El 30 de julio es recordado Miguel Hidalgo y Costilla por ser el día de su fusilamiento, allá en Chihuahua.
¿Pero y si te dijera que no fue exactamente un dulce y tierno sacerdote? Así es: Hidalgo tiene, al igual que todos los personajes de la historia, episodios oscuros en su vida.

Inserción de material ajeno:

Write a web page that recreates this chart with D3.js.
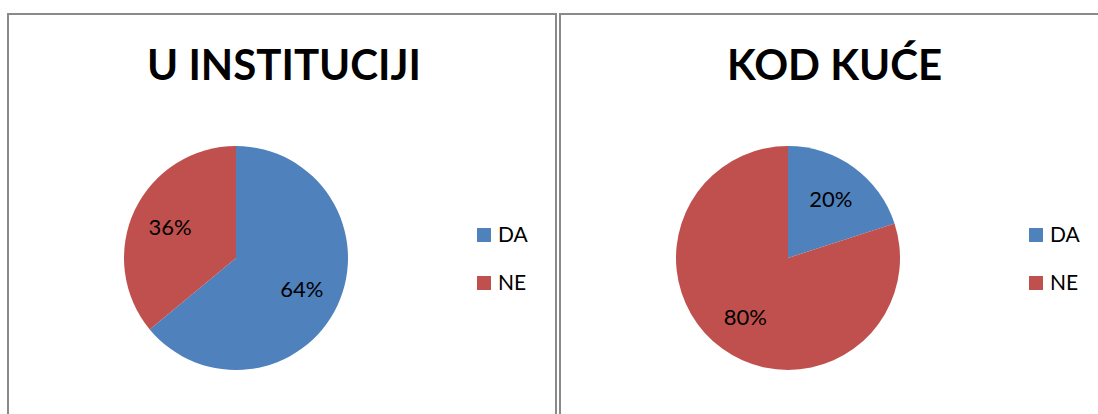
<!DOCTYPE html>
<html><head><meta charset="utf-8">
<script src="https://cdn.jsdelivr.net/npm/d3@7"></script>
<style>body{margin:0;background:#fff}svg{display:block}</style>
</head><body>
<svg id="c" width="1098" height="414"></svg>
<script>
const categories = ["DA", "NE"];
const titles = ["U INSTITUCIJI", "KOD KUĆE"];
const valuesInstitution = [64, 36];
const valuesHome = [20, 80];
const colors = ["#4F81BD", "#C0504D"];

const svg = d3.select("#c");
const font = "Lato, 'Open Sans', sans-serif";

const panels = [
  {x: 8, w: 548, title: titles[0], values: valuesInstitution, cx: 236, lx: 477},
  {x: 560, w: 545, title: titles[1], values: valuesHome, cx: 788, lx: 1029}
];
const pie = d3.pie().sort(null).value(d => d);
const r = 112;
const arc = d3.arc().innerRadius(0).outerRadius(r);
const labelArc = d3.arc().innerRadius(r*0.65).outerRadius(r*0.65);
const color = d3.scaleOrdinal().domain(categories).range(colors);

panels.forEach(p => {
  svg.append("rect").attr("x", p.x).attr("y", 14).attr("width", p.w).attr("height", 420)
    .attr("fill", "none").attr("stroke", "#8a8a8a").attr("stroke-width", 2);
  svg.append("text").attr("x", p.x + p.w/2 + 2).attr("y", 80).attr("text-anchor", "middle")
    .attr("font-family", font).attr("font-weight", "bold").attr("font-size", 42)
    .attr("fill", "#000").text(p.title);
  const g = svg.append("g").attr("transform", `translate(${p.cx},258)`);
  const arcs = pie(p.values);
  g.selectAll("path").data(arcs).join("path")
    .attr("d", arc).attr("fill", (d,i) => color(categories[i]));
  g.selectAll("text").data(arcs).join("text")
    .attr("transform", d => `translate(${labelArc.centroid(d)})`)
    .attr("text-anchor", "middle").attr("dy", "0.35em")
    .attr("font-family", font).attr("font-size", 22).attr("fill", "#000")
    .text(d => d.data + "%");
  const lg = svg.append("g");
  categories.forEach((c, i) => {
    lg.append("rect").attr("x", p.lx).attr("y", 228 + i*48).attr("width", 14).attr("height", 14)
      .attr("fill", color(c));
    lg.append("text").attr("x", p.lx + 21).attr("y", 235 + i*48).attr("dy", "0.35em")
      .attr("font-family", font).attr("font-size", 21).attr("fill", "#000").text(c);
  });
});
</script>
</body></html>
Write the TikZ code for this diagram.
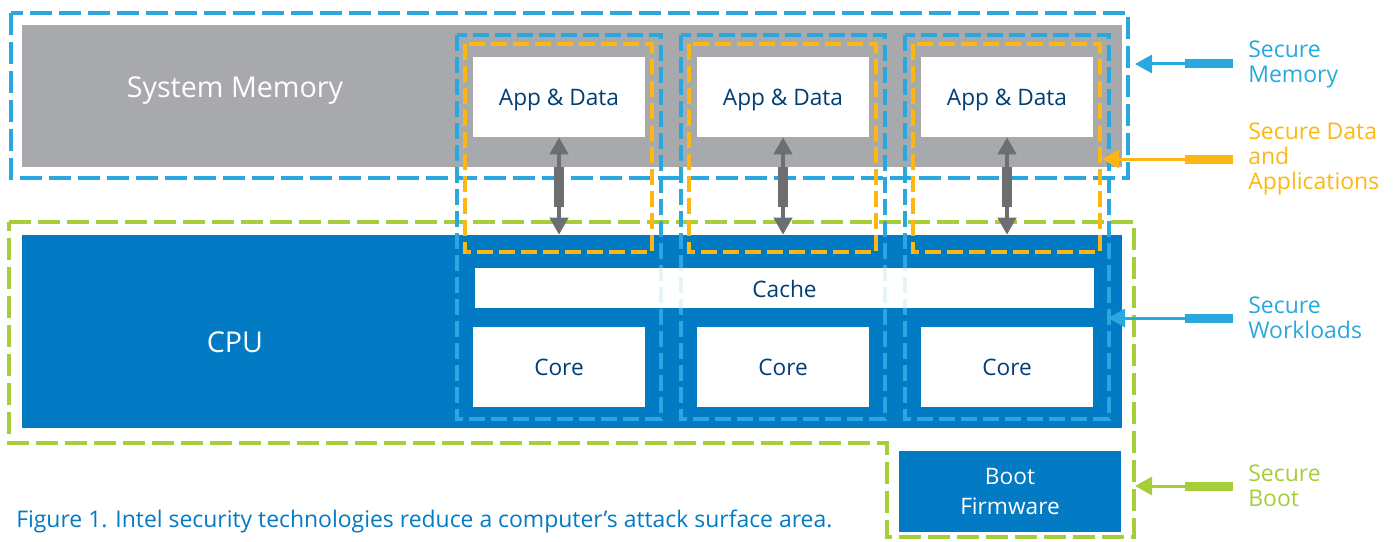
\documentclass[tikz,border=0pt]{standalone}
\usepackage{fontspec}
\setmainfont{Open Sans}
\usetikzlibrary{arrows.meta,positioning,calc}
\definecolor{memgray}{RGB}{167,169,172}
\definecolor{cpublue}{RGB}{3,122,196}
\definecolor{skyblue}{RGB}{41,168,224}
\definecolor{amber}{RGB}{253,183,20}
\definecolor{lime}{RGB}{166,206,57}
\definecolor{navy}{RGB}{0,62,118}
\definecolor{linkgray}{RGB}{109,110,113}
\tikzstyle{link} = [line width=3pt, {Triangle[length=12.75pt,width=13.5pt]}-{Triangle[length=12.75pt,width=13.5pt]}, color=linkgray]
\tikzset{
    slab/.style={
        rectangle, inner sep=0pt,
        minimum width=825pt
    },
    whitebox/.style={
        rectangle, inner sep=0pt,
        minimum width=129pt, minimum height=60pt,
        text height=13pt, text depth=0pt,
        fill=white, text=navy,
        font=\fontsize{17}{20}\selectfont
    },
    biglabel/.style={
        text=white, inner sep=0pt,
        font=\fontsize{21.5}{24}\selectfont
    },
    memdash/.style={
        draw=skyblue, line width=3pt,
        dash pattern=on 16.5pt off 5.25pt
    },
    bootdash/.style={
        draw=lime, line width=3pt,
        dash pattern=on 16.5pt off 5.25pt
    },
    workdash/.style={
        draw=skyblue, line width=3pt,
        dash pattern=on 12pt off 4.5pt
    },
    datadash/.style={
        draw=amber, line width=3pt,
        dash pattern=on 12pt off 4.5pt
    },
    linkbar/.style={
        line width=7.5pt, color=linkgray
    },
    sidelabel/.style={
        anchor=west, inner sep=0pt, align=left,
        font=\fontsize{17.25}{18.75}\selectfont
    },
    sidearrow/.style={
        line width=2.25pt,
        -{Triangle[length=12.75pt,width=13.5pt]}
    },
    sidebar/.style={
        line width=6.75pt
    }
}

\begin{document}
\begin{tikzpicture}[x=0.75pt, y=-0.75pt]
    \useasboundingbox (0,0) rectangle (1398,542);
    \node[slab, fill=memgray, minimum height=106.5pt] (mem) at (572,96) {};
    \node[slab, fill=cpublue, minimum height=144.75pt] (cpu) at (572,331.5) {};
    \node[biglabel] (memlbl) at (235,91) {System Memory};
    \node[biglabel] (cpulbl) at (235,342) {CPU};
    \node[rectangle, inner sep=0pt, fill=cpublue, text=white, align=center,
        minimum width=166.5pt, minimum height=60.75pt,
        font=\fontsize{17}{23}\selectfont] (boot) at (1010,491.5) {Boot\\Firmware};
    \node[rectangle, inner sep=0pt, fill=white,
        minimum width=464.25pt, minimum height=30pt] (cache) at (784.5,288) {};

    \draw[memdash] (11,13) rectangle (1128,178);
    \draw[bootdash] (9,222) -- (1134,222) -- (1134,537) -- (887,537) -- (887,443) -- (9,443) -- cycle;
    \foreach \i in {1,2,3}{
        \pgfmathsetmacro\cx{559+224*(\i-1)}
        \draw[workdash] (\cx-102,35) rectangle (\cx+102,419);
        \draw[datadash] (\cx-94,44) rectangle (\cx+93,252);
    }
    \fill[white, opacity=0.88] (cache.south west) rectangle (cache.north east);
    \node[text=navy, font=\fontsize{17}{20}\selectfont] (cachelbl) at ([yshift=-0.75pt]cache.center) {Cache};

    \foreach \i in {1,2,3}{
        \pgfmathsetmacro\cx{559+224*(\i-1)}
        \node[whitebox] (app\i) at (\cx,97) {App \& Data};
        \node[whitebox] (core\i) at (\cx,367) {Core};
        \draw[link] (app\i.south) -- (app\i.south |- cpu.north);
        \draw[linkbar] ($(app\i.south)+(0,30)$) -- ($(app\i.south)+(0,70)$);
    }

    \coordinate (memedge) at (1135,64);
    \coordinate (dataedge) at (1102,158);
    \coordinate (workedge) at (1108,317);
    \coordinate (bootedge) at (1135,485);
    \node[sidelabel, text=skyblue] (smem) at (1248,64) {Secure\\Memory};
    \node[sidelabel, text=amber] (sdata) at (1248,159) {Secure Data\\and\\Applications};
    \node[sidelabel, text=skyblue] (swork) at (1248,318) {Secure\\Workloads};
    \node[sidelabel, text=lime] (sboot) at (1248,486) {Secure\\Boot};
    \draw[sidearrow, skyblue] ([xshift=-11.25pt]smem.west) -- (smem.west -| memedge);
    \draw[sidebar, skyblue] ([xshift=-11.25pt]smem.west) -- ++(-48,0);
    \draw[sidearrow, amber] ([xshift=-11.25pt]sdata.west) -- (sdata.west -| dataedge);
    \draw[sidebar, amber] ([xshift=-11.25pt]sdata.west) -- ++(-48,0);
    \draw[sidearrow, skyblue] ([xshift=-11.25pt]swork.west) -- (swork.west -| workedge);
    \draw[sidebar, skyblue] ([xshift=-11.25pt]swork.west) -- ++(-48,0);
    \draw[sidearrow, lime] ([xshift=-11.25pt]sboot.west) -- (sboot.west -| bootedge);
    \draw[sidebar, lime] ([xshift=-11.25pt]sboot.west) -- ++(-48,0);

    \node[anchor=west, inner sep=0pt, text=cpublue, font=\fontsize{17.2}{20}\selectfont] (caption) at (16,521)
        {Figure 1. Intel security technologies reduce a computer’s attack surface area.};
\end{tikzpicture}
\end{document}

Analicemos:
Después de su triunfo en la Batalla del Monte de las Cruces, Miguel Hidalgo desaprovechó la oportunidad de ocupar la Ciudad de México y ganar la guerra.
Parece que lo hizo para evitar una masacre peor que la ocurrida en la Alhóndiga de Granaditas.
Por esta decisión, fue derrotado en la Batalla de San Jerónimo Aculco.
Hidalgo regresó enojado a Valladolid —hoy Morelia— por su derrota, porque los realistas habían ejecutado prisioneros, porque su ejército estaba disgregado, y porque él y Allende no se ponían de acuerdo.
En venganza, Hidalgo autorizó la ejecución de algunos españoles que estaban presos en el palacio episcopal, pero no fue suficiente.
Para complacer a sus hombres, ordenó que más de cien ciudadanos españoles fueran llevados a la Barranca de las Bateas y al Cerro del Molcajete, donde los degollaron. Todos ellos habían recibido del cura la promesa de que nada les ocurriría.
Hidalgo decidió trasladarse a Guadalajara. A su llegada, sus gobernantes y militares abandonaron la ciudad.
Las restantes autoridades civiles y eclesiásticas decidieron darle una calurosa bienvenida, para halagarlo y evitar nuevas matanzas de españoles.
Ninguna ciudad o pueblo fue tan triunfal para Hidalgo como Guadalajara.
Después de un banquete, fue recibido por una muchedumbre que se congregó en las calles, mientras repicaban las campanas, tronaban salvas de artillería y la gente le gritaba: “¡Larga vida a Su Alteza!”.
Todos los días recibió el trato que se le daría a un virrey. Fue un continuo homenaje a Hidalgo, quien abandonó su traje negro de cura y se engalanó con un vistoso uniforme militar para recibir, sentado en una especie de trono, frente al Palacio de Gobierno, el título de “Generalísimo de América”.
Entre tantos banquetes, bailes y homenajes, Hidalgo se encontraba fuera de sí, poseído por el poder y la sospecha. Fue entonces que se entregó a una serie de reprobables y criminales excesos.
Hidalgo les había ofrecido protección a los españoles que aún quedaban en Guadalajara, y los alojó en el Colegio de San Juan y en el Seminario.
En diciembre de 1810, el cura ordenó que fueran asesinados.
Ignacio Allende y Mariano Abasolo trataron de impedir la masacre, pero fue inútil.
En la cárcel de la ciudad estaba un antiguo amigo de Hidalgo: el torero Agustín Marroquín, quien se había convertido en tahúr y bandolero.
Por un robo que cometió, recibió el castigo de doscientos azotes y cinco años de cárcel.
Hidalgo lo puso en libertad, le dio el grado de capitán y lo declaró libre de toda culpa. Además, le encomendó la tarea de ejecutar a los españoles que habían confiado en la protección ofrecida.
Durante un mes, Marroquín estuvo sacando de la ciudad a pequeños grupos de españoles y los llevó a la Barranca de Oblatos, donde los mató personalmente, uno a uno.
A algunos los degolló, pero a la mayoría los mató de una estocada en el corazón o de una puntilla en la nuca, como se acostumbra matar a los toros en las corridas.
En su juicio, Marroquín declaró que solo había degollado a 48 personas.
La cantidad de asesinados en Guadalajara oscila entre 350 y 700, según diversas fuentes.
En su posterior juicio, Miguel Hidalgo reconoció que:
> “…a ninguno de los que se mataron se les formó proceso ni había sobre qué, porque eran inocentes”.
Los buenos toreros se llevan de premio las orejas y los rabos de los toros que matan, y los sacan en hombros de la plaza; pero Agustín Marroquín recibió otro “premio”:
Fue aprehendido en Acatita de Baján y llevado a Chihuahua, donde fue fusilado y su cabeza colgada en la plaza pública, el 10 de mayo de 1811.